Second, let’s look at adoption which is another area where we as a society have abused God’s principles. The story of redemption says that God has redeemed us from the curse of sin and has made us into sons, heirs of his kingdom. We are no longer slaves, but sons (Galatians 4:4-7). We who were not part of God’s family have been grafted into His family and have been given the full benefits that come with being a rightful heir. The privileges are immeasurable and I know for a fact that I do not grasp it fully but I believe it by faith. Adoption, as you see, did not start with us. We did not come up with the idea and when we look at the way we adopt in our society, is it any wonder it is a failure?

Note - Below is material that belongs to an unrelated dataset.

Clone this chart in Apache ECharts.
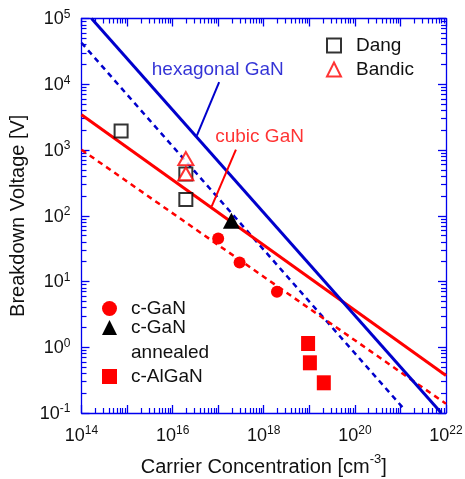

Not many Christians think of adoption as something important they should do or participate in but God is all about adoption. From the very beginning, God has been named the Father to the fatherless and He has not changed (Psalm 68:5). Since we did not come up with the idea of adoption, we ought to look to God to show us how to adopt. Adoption in our society is convoluted, based on preferences, wants and desires. Often, we go for it as a last recourse when our options are non-existent or limited. The results of our parenting in such cases are evident. The adopted child who was meant to be receiving the love he or she did not have is now deprived of it and his/her condition is even worse than the first. Moreover, the system is inadequate and flawed so there are often more harm done than good. Once again, this happens mainly because we do not look to the One who has come up with that idea. I may not know much about adoption but as an adopted child of God, I know it is beautiful. It is not the easiest but it is beautiful. God adopted us, filthy people into His pure and magnificent family, He made us His own. He displayed long-suffering, love, kindness and everything Paul laid in 1 Corinthians and in the end, He won us over and we can testify that this is good. Why would we not do the same for the children He places on our path?

It seems to me that everything in the Christian life boils down to our surrender. I pray we become people who easily surrender, people who do not seek their personal interest but the interest of others, people who are willing to die and die constantly to their flesh. It is not easy but as Jesus will say “take heart! I have overcome the world” (John 16:33). Amen.